Dopo avere sancito l’irricevibilità di atti nuovi in Cassazione e l’inammissibilità dei motivi nuovi presentati, la Corte, con particolare riferimento al secondo motivo del ricorso relativo alla qualificazione giuridica dei fatti, ricorda che “l’elaborazione giurisprudenziale giuslavoristica in tema di tutela delle condizioni di lavoro ha delineato i tratti caratterizzanti il mobbing lavorativo, che si configura ove ricorra l’elemento obiettivo, integrato da una pluralità di comportamenti vessatori del datore di lavoro, e quello soggettivo dell’intendimento persecutorio del datore medesimo, che unifica la condotta, unitariamente considerata.” Affinché si configuri il reato di mobbing quindi è necessario che “i comportamenti datoriali siano il frutto di un disegno persecutorio unificante, preordinato alla prevaricazione. In tal senso, il mobbing può definirsi in termini di mirata reiterazione di plurimi atteggiamenti, convergenti nell’esprimere ostilità verso la vittima e preordinati a mortificare e a isolare il dipendente nell’ambiente di lavoro.”

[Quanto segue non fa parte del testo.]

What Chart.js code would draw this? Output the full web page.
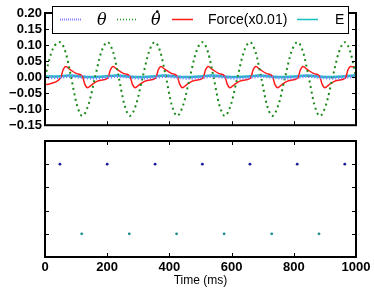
<!DOCTYPE html>
<html>
<head>
<meta charset="utf-8">
<script src="https://cdn.jsdelivr.net/npm/chart.js@4.4.0/dist/chart.umd.min.js"></script>
<style>
  body { margin: 0; background: #fff; width: 374px; height: 291px; overflow: hidden; position: relative; }
  canvas { position: absolute; left: 0; }
  #top { top: 0; }
  #bot { top: 130px; }
</style>
</head>
<body>
<canvas id="bot" width="374" height="161"></canvas>
<canvas id="top" width="374" height="136"></canvas>
<script>
// ---- data (time in ms) ----
const thetaT = [0, 48, 84, 120, 161, 200, 237, 273, 314, 353, 389, 425, 466, 506, 542, 578, 619, 659, 695, 731, 772, 812, 848, 884, 925, 964, 1000];
const thetaV = [-0.002, 0, 0.003, 0, -0.003, 0, 0.003, 0, -0.003, 0, 0.003, 0, -0.003, 0, 0.003, 0, -0.003, 0, 0.003, 0, -0.003, 0, 0.003, 0, -0.003, 0, 0.003];

const dthetaT = [0, 10, 20, 30, 48, 66, 84, 102, 120, 140, 161, 181,
  201, 219, 237, 255, 273, 293, 314, 334,
  353, 371, 389, 407, 425, 445, 466, 486,
  506, 524, 542, 560, 578, 598, 619, 639,
  659, 677, 695, 713, 731, 751, 772, 792,
  812, 830, 848, 866, 884, 904, 925, 945,
  964, 982, 1000];
const dthetaV = [0.0, 0.04, 0.075, 0.097, 0.109, 0.078, 0, -0.085, -0.121, -0.085, 0, 0.078,
  0.109, 0.078, 0, -0.085, -0.121, -0.085, 0, 0.078,
  0.109, 0.078, 0, -0.085, -0.121, -0.085, 0, 0.078,
  0.109, 0.078, 0, -0.085, -0.121, -0.085, 0, 0.078,
  0.109, 0.078, 0, -0.085, -0.121, -0.085, 0, 0.078,
  0.109, 0.078, 0, -0.085, -0.121, -0.085, 0, 0.078,
  0.109, 0.078, 0];

const forceT = [0, 50, 58, 67, 80, 102, 120, 128, 137, 150, 172,
  202, 210, 219, 232, 254, 273, 281, 290, 303, 325,
  356, 364, 373, 386, 408, 425, 433, 442, 455, 477,
  508, 516, 525, 538, 560, 578, 586, 595, 608, 630,
  661, 669, 678, 691, 713, 731, 739, 748, 761, 783,
  813, 821, 830, 843, 865, 883, 891, 900, 913, 935,
  966, 974, 983, 1000];
const forceV = [-0.024, -0.003, 0.022, 0.033, 0.024, 0.011, 0.003, -0.022, -0.033, -0.024, -0.011,
  -0.003, 0.022, 0.033, 0.024, 0.011, 0.003, -0.022, -0.033, -0.024, -0.011,
  -0.003, 0.022, 0.033, 0.024, 0.011, 0.003, -0.022, -0.033, -0.024, -0.011,
  -0.003, 0.022, 0.033, 0.024, 0.011, 0.003, -0.022, -0.033, -0.024, -0.011,
  -0.003, 0.022, 0.033, 0.024, 0.011, 0.003, -0.022, -0.033, -0.024, -0.011,
  -0.003, 0.022, 0.033, 0.024, 0.011, 0.003, -0.022, -0.033, -0.024, -0.011,
  -0.003, 0.022, 0.033, 0.031];

const energyT = [0, 40, 78, 135, 192, 230, 288, 346, 384, 440, 498, 536, 593, 651, 689, 746, 803, 841, 898, 956, 994, 1000];
const energyV = [0.002, 0.002, 0.005, 0.0, 0.002, 0.005, 0.0, 0.002, 0.005, 0.0, 0.002, 0.005, 0.0, 0.002, 0.005, 0.0, 0.002, 0.005, 0.0, 0.002, 0.005, 0.005];

const spikesA = [48, 200, 354, 506, 659, 811, 964];
const spikesB = [118, 271, 423, 576, 729, 881];
const rowA = 4, rowB = 1;

const yTicksTop = [-0.15, -0.10, -0.05, 0.00, 0.05, 0.10, 0.15, 0.20];
const xTicks = [0, 200, 400, 600, 800, 1000];

function pts(ts, vs) { return ts.map((t, i) => ({ x: t, y: vs[i] })); }

const FONT = '"Liberation Sans", Arial, sans-serif';

// black box round the axes, with small ticks pointing inwards
const framePlugin = {
  id: 'frame',
  afterDraw(chart) {
    const { ctx, chartArea: a, scales } = chart;
    ctx.save();
    ctx.strokeStyle = '#000';
    ctx.lineWidth = 1;
    ctx.beginPath();
    xTicks.forEach(v => {
      const px = Math.round(scales.x.getPixelForValue(v)) + 0.5;
      ctx.moveTo(px, a.bottom); ctx.lineTo(px, a.bottom - 4);
      ctx.moveTo(px, a.top); ctx.lineTo(px, a.top + 4);
    });
    scales.y.ticks.forEach(t => {
      const py = Math.round(scales.y.getPixelForValue(t.value)) + 0.5;
      ctx.moveTo(a.left, py); ctx.lineTo(a.left + 4, py);
      ctx.moveTo(a.right, py); ctx.lineTo(a.right - 4, py);
    });
    ctx.stroke();
    ctx.lineWidth = 2;
    ctx.strokeRect(a.left, a.top, a.width, a.height);
    ctx.restore();
  }
};

// legend box drawn inside the top axes, like matplotlib
const legendPlugin = {
  id: 'boxLegend',
  afterDraw(chart) {
    const ctx = chart.ctx;
    const box = { x: 52, y: 6, w: 296, h: 27 };
    const slots = [
      { x0: 60, x1: 82, tx: 97 },
      { x0: 117, x1: 137, tx: 151 },
      { x0: 172, x1: 193, tx: 208 },
      { x0: 297, x1: 318, tx: 335 }
    ];
    ctx.save();
    ctx.fillStyle = '#fff';
    ctx.fillRect(box.x, box.y, box.w, box.h);
    ctx.strokeStyle = '#000';
    ctx.lineWidth = 1;
    ctx.strokeRect(box.x + 0.5, box.y + 0.5, box.w, box.h);
    const cy = box.y + box.h / 2;
    chart.data.datasets.forEach((ds, i) => {
      const s = slots[i];
      ctx.beginPath();
      ctx.strokeStyle = ds.borderColor;
      ctx.lineWidth = i === 0 ? 2 : Math.min(ds.borderWidth, 1.5);
      ctx.setLineDash(i === 0 ? [1, 1] : (ds.borderDash ? [1, 2] : []));
      ctx.moveTo(s.x0, cy); ctx.lineTo(s.x1, cy);
      ctx.stroke();
      ctx.setLineDash([]);
      ctx.fillStyle = '#000';
      ctx.textBaseline = 'middle';
      ctx.font = ds.legendFont;
      const dotted = ds.label.endsWith('\u0307');
      const txt = dotted ? ds.label.slice(0, -1) : ds.label;
      ctx.fillText(txt, s.tx, cy + 1);
      if (dotted) {
        const w = ctx.measureText(txt).width;
        ctx.beginPath();
        ctx.arc(s.tx + w / 2 + 1.5, cy - 8, 1.3, 0, Math.PI * 2);
        ctx.fill();
      }
    });
    ctx.restore();
  }
};

const tickFont = { family: FONT, size: 13, weight: 'bold' };

new Chart(document.getElementById('top'), {
  type: 'line',
  data: {
    datasets: [
      { label: '\u03B8', data: pts(thetaT, thetaV), borderColor: '#8080ff', borderWidth: 3.5, borderDash: [1.2, 1.8],
        pointRadius: 0, cubicInterpolationMode: 'monotone', legendFont: 'italic 16px "DejaVu Serif", serif' },
      { label: '\u03B8\u0307', data: pts(dthetaT, dthetaV), borderColor: '#1a8a1a', borderWidth: 2, borderDash: [2, 3.5],
        pointRadius: 0, cubicInterpolationMode: 'monotone', legendFont: 'italic 16px "DejaVu Serif", serif' },
      { label: 'Force(x0.01)', data: pts(forceT, forceV), borderColor: '#ff1a1a', borderWidth: 1.5,
        pointRadius: 0, cubicInterpolationMode: 'monotone', legendFont: '14px ' + FONT },
      { label: 'E', data: pts(energyT, energyV), borderColor: '#16c0c0', borderWidth: 2.5,
        pointRadius: 0, cubicInterpolationMode: 'monotone', legendFont: '14px ' + FONT }
    ]
  },
  options: {
    responsive: false,
    animation: false,
    devicePixelRatio: 1,
    layout: { padding: { top: 13, right: 18, bottom: 6, left: 0 } },
    plugins: { legend: { display: false }, tooltip: { enabled: false } },
    scales: {
      x: {
        type: 'linear', min: 0, max: 1000,
        grid: { display: false, drawTicks: false }, border: { display: false },
        ticks: { display: false, stepSize: 200 },
        afterFit(scale) { scale.height = 0; }
      },
      y: {
        min: -0.15, max: 0.20,
        grid: { display: false, drawTicks: false }, border: { display: false },
        afterBuildTicks(scale) { scale.ticks = yTicksTop.map(v => ({ value: v })); },
        ticks: {
          font: tickFont, color: '#000', padding: 3, autoSkip: false,
          callback: v => (v < -1e-9 ? '\u2212' : '') + Math.abs(v).toFixed(2)
        },
        afterFit(scale) { scale.width = 45; }
      }
    }
  },
  plugins: [framePlugin, legendPlugin]
});

new Chart(document.getElementById('bot'), {
  type: 'scatter',
  data: {
    datasets: [
      { data: spikesA.map(t => ({ x: t, y: rowA })), backgroundColor: '#1c1c9a', borderWidth: 0, pointRadius: 1.4 },
      { data: spikesB.map(t => ({ x: t, y: rowB })), backgroundColor: '#1c8c8c', borderWidth: 0, pointRadius: 1.4 }
    ]
  },
  options: {
    responsive: false,
    animation: false,
    devicePixelRatio: 1,
    layout: { padding: { top: 11, right: 18, bottom: 0, left: 0 } },
    plugins: { legend: { display: false }, tooltip: { enabled: false } },
    scales: {
      x: {
        type: 'linear', min: 0, max: 1000,
        grid: { display: false, drawTicks: false }, border: { display: false },
        afterBuildTicks(scale) { scale.ticks = xTicks.map(v => ({ value: v })); },
        ticks: { font: tickFont, color: '#000', padding: 3, maxRotation: 0, autoSkip: false,
          callback: v => String(v) },
        title: { display: true, text: 'Time (ms)', color: '#000', font: { family: FONT, size: 12 }, padding: { top: 0, bottom: 3 } },
        afterFit(scale) { scale.height = 34; }
      },
      y: {
        min: 0, max: 5,
        grid: { display: false, drawTicks: false }, border: { display: false },
        ticks: { display: false, stepSize: 1 },
        afterFit(scale) { scale.width = 45; }
      }
    }
  },
  plugins: [framePlugin]
});
</script>
</body>
</html>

Evidente come la tutela dell’integrità psico fisica del lavoratore e le modalità in cui si esplica il mobbing confermano la riconducibilità delle condotte vessatorie all’art. 612 bis c.p. Il reato di atti persecutori infatti è integrato da condotte reiterate riconducibili ad una condotta unitaria “causalmente orientata alla produzione di uno degli eventi, alternativamente previsti dalla norma incriminatrice, che condividono il medesimo nucleo essenziale, rappresentato dallo stato di prostrazione psicologica della vittima delle condotte persecutorie.”

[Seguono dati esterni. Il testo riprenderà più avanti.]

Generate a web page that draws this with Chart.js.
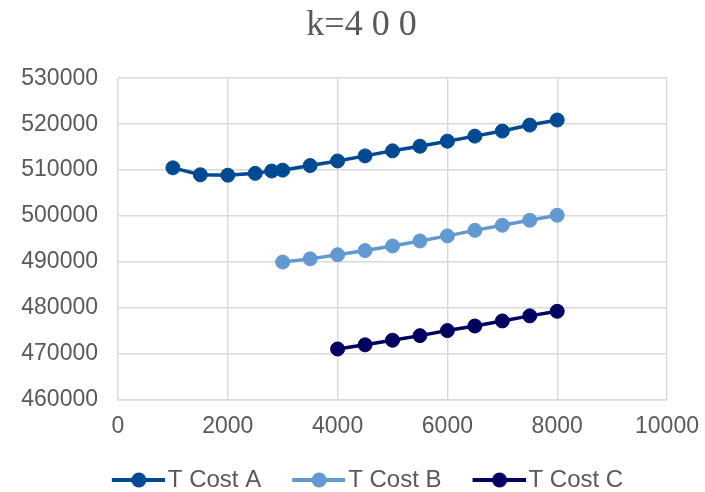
<!DOCTYPE html>
<html>
<head>
<meta charset="utf-8">
<script src="https://cdn.jsdelivr.net/npm/chart.js@4/dist/chart.umd.min.js"></script>
<style>
  html, body { margin: 0; padding: 0; background: #ffffff; }
  #wrap { width: 705px; height: 492px; position: relative; }
</style>
</head>
<body>
<div id="wrap"><canvas id="c" width="705" height="492"></canvas></div>
<script>
// Order quantity (x) against total cost for three cost variants
const qtyA = [1000, 1500, 2000, 2500, 2800, 3000, 3500, 4000, 4500, 5000, 5500, 6000, 6500, 7000, 7500, 8000];
const costA = [510500, 509000, 508900, 509300, 509800, 510000, 511000, 512000, 513100, 514200, 515200, 516300, 517400, 518500, 519800, 520900];

const qtyB = [3000, 3500, 4000, 4500, 5000, 5500, 6000, 6500, 7000, 7500, 8000];
const costB = [490000, 490700, 491600, 492500, 493500, 494600, 495700, 496900, 498000, 499100, 500200];

const qtyC = [4000, 4500, 5000, 5500, 6000, 6500, 7000, 7500, 8000];
const costC = [471100, 472000, 473000, 474000, 475100, 476100, 477200, 478300, 479300];

const seriesNames = ['T Cost A', 'T Cost B', 'T Cost C'];
const seriesColors = ['#004A94', '#6399D3', '#000060'];

const chartTitle = 'k=4 0 0';
const xTicks = [0, 2000, 4000, 6000, 8000, 10000];
const yTicks = [460000, 470000, 480000, 490000, 500000, 510000, 520000, 530000];

const toPoints = (xs, ys) => xs.map((x, i) => ({ x: x, y: ys[i] }));

// Legend swatch: a short line with a dot in its middle, placed at the
// right-hand end of a transparent canvas so it sits close to the label
const SWATCH_BOX = 70;
function legendSwatch(color) {
  const cv = document.createElement('canvas');
  cv.width = SWATCH_BOX + 18; cv.height = 20;
  const g = cv.getContext('2d');
  const x0 = cv.width - 53;
  g.strokeStyle = color;
  g.lineWidth = 4;
  g.beginPath();
  g.moveTo(x0, 10); g.lineTo(cv.width, 10);
  g.stroke();
  g.fillStyle = color;
  g.beginPath();
  g.arc(x0 + 27, 10, 7.5, 0, Math.PI * 2);
  g.fill();
  return cv;
}

const data = [toPoints(qtyA, costA), toPoints(qtyB, costB), toPoints(qtyC, costC)];

const datasets = data.map((pts, i) => ({
  label: seriesNames[i],
  data: pts,
  borderColor: seriesColors[i],
  backgroundColor: seriesColors[i],
  borderWidth: 3.5,
  pointRadius: 7,
  pointHoverRadius: 7,
  pointBorderWidth: 1,
  pointBackgroundColor: seriesColors[i],
  pointBorderColor: seriesColors[i],
  pointStyle: 'circle',
  legendStyle: legendSwatch(seriesColors[i]),
  tension: 0
}));

const tickFont = { family: '"Liberation Sans", Arial, sans-serif', size: 23 };
const gridColor = '#d9d9d9';

// Nudges the title and legend boxes after layout
const boxOffsets = {
  id: 'boxOffsets',
  afterLayout(chart) {
    const t = chart.titleBlock;
    if (t) { t.left += 23; t.right += 23; }
    const l = chart.legend;
    if (l) { l.left += 16; l.right += 16; l.top += 10; l.bottom += 10; }
  }
};

new Chart(document.getElementById('c'), {
  type: 'line',
  data: { datasets: datasets },
  plugins: [boxOffsets],
  options: {
    responsive: false,
    animation: false,
    devicePixelRatio: 1,
    layout: { padding: { left: 10, right: 38, top: 4, bottom: 0 } },
    plugins: {
      title: {
        display: true,
        text: chartTitle,
        color: '#595959',
        font: { family: '"Liberation Serif", "Times New Roman", serif', size: 36, weight: 'normal' },
        padding: { top: 0, bottom: 31 }
      },
      legend: {
        position: 'bottom',
        labels: {
          usePointStyle: true,
          pointStyleWidth: SWATCH_BOX,
          boxHeight: 20,
          padding: 5,
          color: '#595959',
          font: { family: '"Liberation Sans", Arial, sans-serif', size: 24 },
          generateLabels: (chart) => chart.data.datasets.map((d, i) => ({
            text: d.label,
            fillStyle: d.backgroundColor,
            strokeStyle: d.borderColor,
            lineWidth: 0,
            pointStyle: d.legendStyle,
            fontColor: '#595959',
            hidden: !chart.isDatasetVisible(i),
            datasetIndex: i
          }))
        }
      },
      tooltip: { enabled: false }
    },
    scales: {
      x: {
        type: 'linear',
        min: xTicks[0],
        max: xTicks[xTicks.length - 1],
        afterBuildTicks: (s) => { s.ticks = xTicks.map(v => ({ value: v })); },
        ticks: { color: '#595959', font: tickFont, padding: 13, maxRotation: 0,
                 callback: (v) => String(v) },
        grid: { color: gridColor, lineWidth: 1.4, drawTicks: false },
        border: { color: gridColor, width: 1.4 },
        afterFit: (s) => { s.height = 53; s.paddingLeft = 0; s.paddingRight = 0; }
      },
      y: {
        type: 'linear',
        min: yTicks[0],
        max: yTicks[yTicks.length - 1],
        afterBuildTicks: (s) => { s.ticks = yTicks.map(v => ({ value: v })); },
        ticks: { color: '#595959', font: tickFont, padding: 20,
                 callback: (v) => String(v) },
        grid: { color: gridColor, lineWidth: 1.4, drawTicks: false },
        border: { display: false },
        afterFit: (s) => { s.width = 108; s.paddingTop = 0; s.paddingBottom = 0; }
      }
    }
  }
});
</script>
</body>
</html>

Non rileva il contesto in cui si realizza la condotta persecutoria, è sufficiente che essa realizzi un vulnus nella libertà di autodeterminazione della persona offesa, determinano uno degli eventi di cui all’art 612 bis c.p. Il mobbing pertanto può essere ricondotto dal punto di vista penale all’alveo del reato di atti persecutori contemplato dall’art. 612 bis c.p nel momento in cui la “mirata reiterazione di plurimi atteggiamenti, convergenti nell’esprimere ostilità verso la vittima e preordinati a mortificare e a isolare il dipendente nell’ambiente di lavoro” si rivela idonea a cagionare uno degli eventi previsti dalla norma.
Del tutto infondato il rilievo del ricorrente secondo il quale nell’ambiente di lavoro non si realizzerebbe il reato di atti persecutori alla luce dell’ordinanza impugnata, la quale ha dato atto dei plurimi atti vessatori (che si sono conclusi con un licenziamento del tutto pretestuoso e ritorsivo) e degli stati di ansia e di paura, così come della modifica delle abitudini di vita della lavoratrice.

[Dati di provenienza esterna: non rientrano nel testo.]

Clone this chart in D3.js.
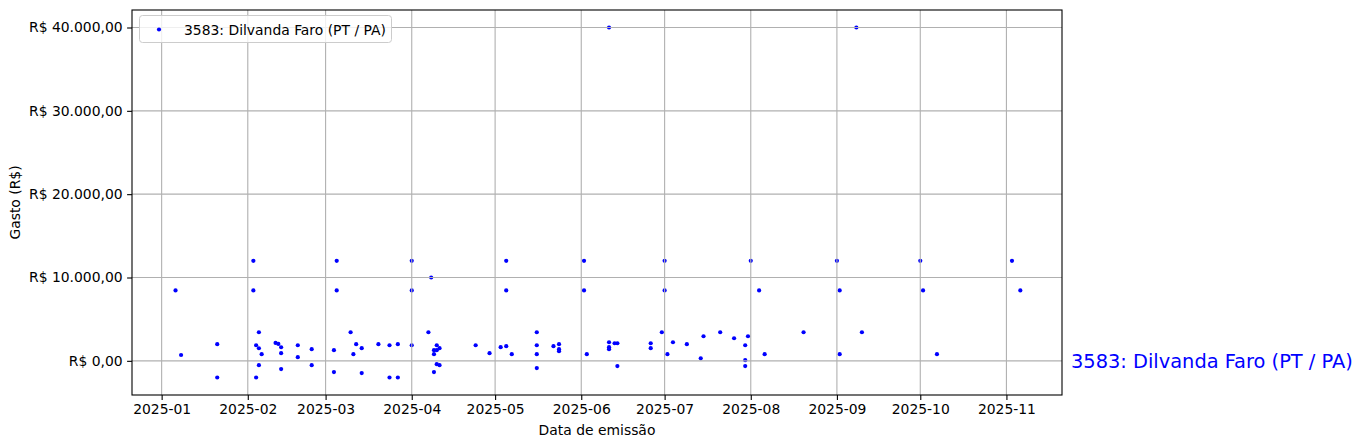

Parimenti infondate le censure sulle esigenze cautelari poiché la condotta dell’incolpato evidenzia inaffidabilità e incontinenza comportamentale a causa delle vessazioni a cui sottoponeva altri dipendenti e dei tentativi reiterati di avvicinare la persona offesa dopo la querela. Per quanto riguarda infine il pericolo di inquinamento probatorio la Corte evidenzia come il Tribunale abbia evidenziato “concreti indici di compromissione in fieri nella pervicace ed insistente ricerca di contatto dell’indagato con la persona offesa ed il complessivo contesto ambientale, non disgiunta da una componente di tipo intimidatorio.”